Selain melalui wawancara kelompok, pengumpulan data juga bisa dilakukan
dengan teknik Focused Grup Discussion (FGD). Perlu ditekankan bahwa dalam
analisis resepsi, perhatian utama wawancara mendalam secara kelompok tetap
berpegang pada “wacana yang berkembang setelah diantarai media di kalangan
khalayak”. Artinya, wawancara berlangsung untuk menggali bagaimana sebuah isi
pesan media tertentu menstimulasi wacana yang berkembang dalam diri
khalayaknya.
2) Analisis (Analysis)
Menganalisis hasil atau temuan dari wawancara atau rekaman proses
jalannya Focus Group Discussion (FGD). Setelah wawancara dan FGD
sebagaimana langkah pertama di atas dilakukan maka, tahap berikutnya peneliti
mengkaji catatan wawancara tersebut berupa transkrip wawancara yang ada
didalamnya dapat disarikan berbagai kategori pernyataan, pertanyaan, komentar
33
dsb. Dari peserta diskusi. Dalam tahap ini peneliti dapat memanfaatkan metode
analisis wacana sebagaimana lazimnya dipakai dalam studi literer untuk menelaah
makna-makna yang intersubjektif dan mengiterpretasikan makna yang tersirat
dibalik pola ketidaksepakatan pendapat diantara peserta dan sebagainya yang
mungkin muncul dalam diskusi. Dalam tahap ini, peneliti tidak sekedar
melakukan komodifikasi dari seberapa pendapat yang sejalan atau yang tidak
sejalan melainkan lebih merekonstruksi proses teradinya wacana dominan dan
sebaliknya, dilihat dari berbagai latar belakang sosio-kultural peserta diskusi.

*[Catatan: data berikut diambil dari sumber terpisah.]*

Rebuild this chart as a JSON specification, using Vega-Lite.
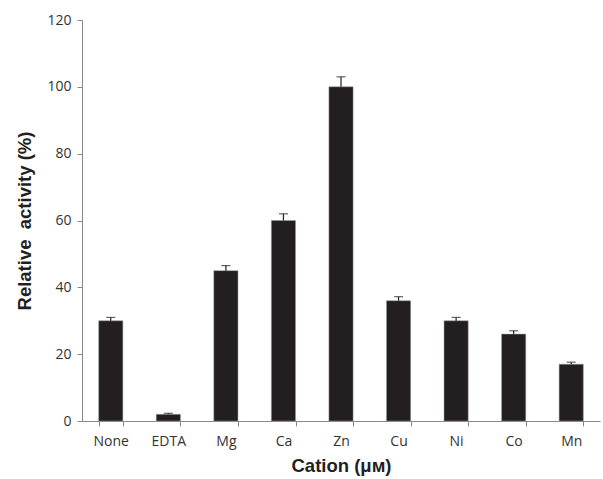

3) Interpretasi data Resepsi (interpretation of reception data)
Tahap ini peniliti melakukan interpretasi terhadap pengalaman bermedia
dari khalayaknya. Dalam tahap ini peneliti tidak sekedar mencocokkan model
pembacaan sebagaimana yang telah dirumuskan dalam acuan teoritis melainkan
justru mengelaborasikan dengan temuan yang sesungguhnya terjadi di lapangan,
sehingga memunculkan model atau pola penerimaan yang riil dan lahir dari
konteks penelitian sesungguhnya. Pada tahapan ini, peneliti melakukan
interpretasi data dari khalayak untuk mendapatkan pola penerimaannya terhadap
pesan.
Teori “the three hypothetical positions” stuart hall (136-138), membagi
posisi khalayak sebagai berikut:
a. The Dominant-Hegemonic Positions
Artinya penonton/pendengar langsung mendekode pesan dari sudut
pandang rujukan yang telah dienkode oleh kode profesional. Biasanya reproduksi
ideologis terjadi di sini yang dilakukan oleh para elit untuk membangun
34
berita/citra yang hegemonik tanpa diketahui oleh pendengar/penonton, yang tentu
saja kontradiksi atau penuh konflik.
b. The Negotiated Positions
Artinya decoding pada posisi ini mengandung campuran unsur yang
bersifat adaptif dan oposisional, pendengar mengakui legitimasi atau beberapa hal
yang disampaikan namun pada situasi lain justru membuat aturan dasarnya sendiri
atau menolak.
c. The Oppositional Positions
Artinya pendengar membaca pesan secara oposisi dan menolak pesan yang
disampaikan karena mereka memiliki alternatif penafsirkan atau pembacaan
sendiri.
Dalam studi resepsi, tiga hipotesis tersebut dapat diterjemahkan khalayak
yang menerima sepenuhnya, menolak dan menerima sebagian pesan dari media
massa. Dengan kata lain, studi resepsi pada akhirnya mengkategorikan tiga
kategori pemaknaan khalayak pada pesan yang diterimanya.
Pada penelitian ini, peneliti ingin mengetahui bagaimana pemaknaan
penonton dalam memaknai budaya lokal madura. Dimana penerimaan tersebut
dikategorikan kedalam tiga hipotesis posisi khalayak dalam proses decoding
menurut Hall. Kategori dominant positions maksudnya khalayak yang menerima
atau sependapat dengan konten yang ditayangkan oleh program Indonesia Bagus
NET TV episode “Sumenep Madura”. karena sesuai dengan kebudayaan murni
Madura. Sedangkan kategori negotiated position dilekatkan pada khalayak yang
memaknai konten budaya budaya lokal Madura sama seperti nilai-nilai dominan
35
yang dikemukakan pada tayangan Indonesia Bagus namun dalam pemaknaan
tersebut mereka juga menyatakan ketidaksetujuannya dengan beberapa aspek
yang menurutnya tidak sesuai dengan latar belakang sosial dan budayanya.
Sedangkan kategori oppositional dilekatkan pada khalayak yang menolak atau
tidak sependapat dengan nilai-nilai yang dikemukakan oleh budaya lokal Madura
dalam tayangan acara Indonesia bagus NET TV karena dianggap menyimpang
atau tidak senada dengan budaya lokal Madura yang sebenarnya.